Abnormal Centrifugal Axons in Streptozotocin- Diabetic Rat Retinas

Matthew J. Gastinger1, Alistair J. Barber2, Sonny A. Khin2, Connie S. McRill2, Thomas W. Gardner2,3 and David W. Marshak1

1 From the Department of Neurobiology and Anatomy, University of Texas-Houston Medical School; and the 2 Departments of Ophthalmology and 3 Cellular and Molecular Physiology, Penn State College of Medicine, Hershey, Pennsylvania.

PURPOSE. To characterize the effects of diabetes on the expression of histidine decarboxylase mRNA and on the morphology of the histaminergic centrifugal axons in the rat retina.

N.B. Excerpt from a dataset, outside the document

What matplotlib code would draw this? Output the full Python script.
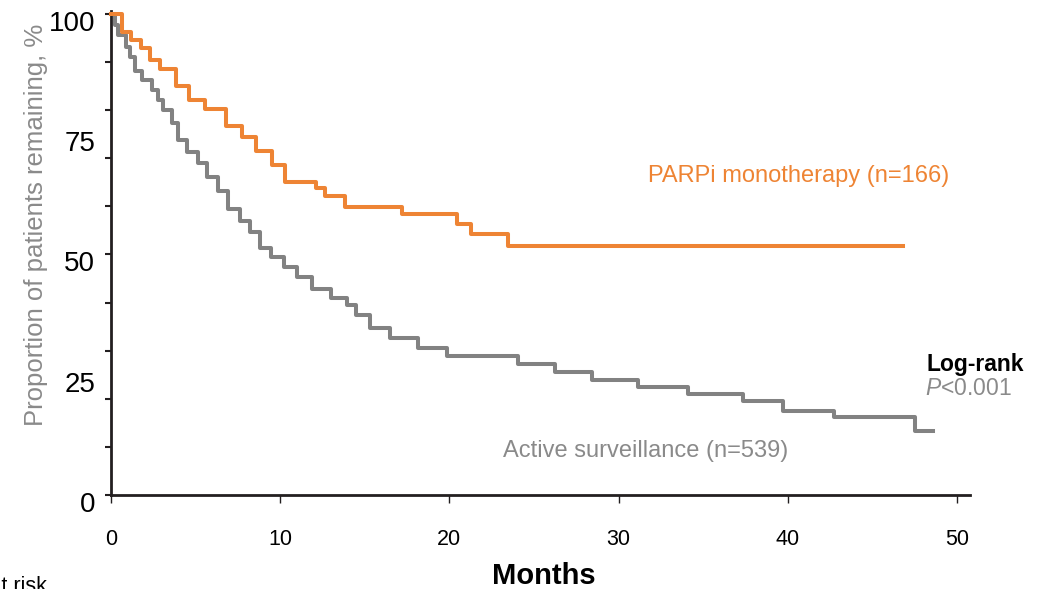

METHODS. Rats were made diabetic by streptozotocin. After 3 months, retinal histidine decarboxylase expression was analyzed by in situ hybridization in radial sections. Flatmount retinas from a second group of rats were labeled with an antiserum to histamine or an antibody to phosphorylated neurofilament protein.

RESULTS. Histidine decarboxylase mRNA was expressed in cells in the inner and outer nuclear layers of diabetic retinas, but not in normal retinas. However, immunoreactive (IR) histamine was not localized to perikarya in either the normal or the diabetic retinas. Instead, a population of centrifugal axons was labeled. These axons emerged from the optic disc and had varicose terminal branches in the inner plexiform layer (IPL) of the peripheral retina. Some branches ended on large retinal blood vessels and others in dense clusters in the IPL. In rats with streptozotocin-induced diabetes, the centrifugal axon terminals developed many large swellings that contained neurofilament immunoreactivity; these swellings were rare in normal retinas.

CONCLUSIONS. Diabetes perturbs the retinal histaminergic system, causing increases in histidine decarboxylase mRNA expression in neurons or glia and abnormal focal swellings on the centrifugal axons.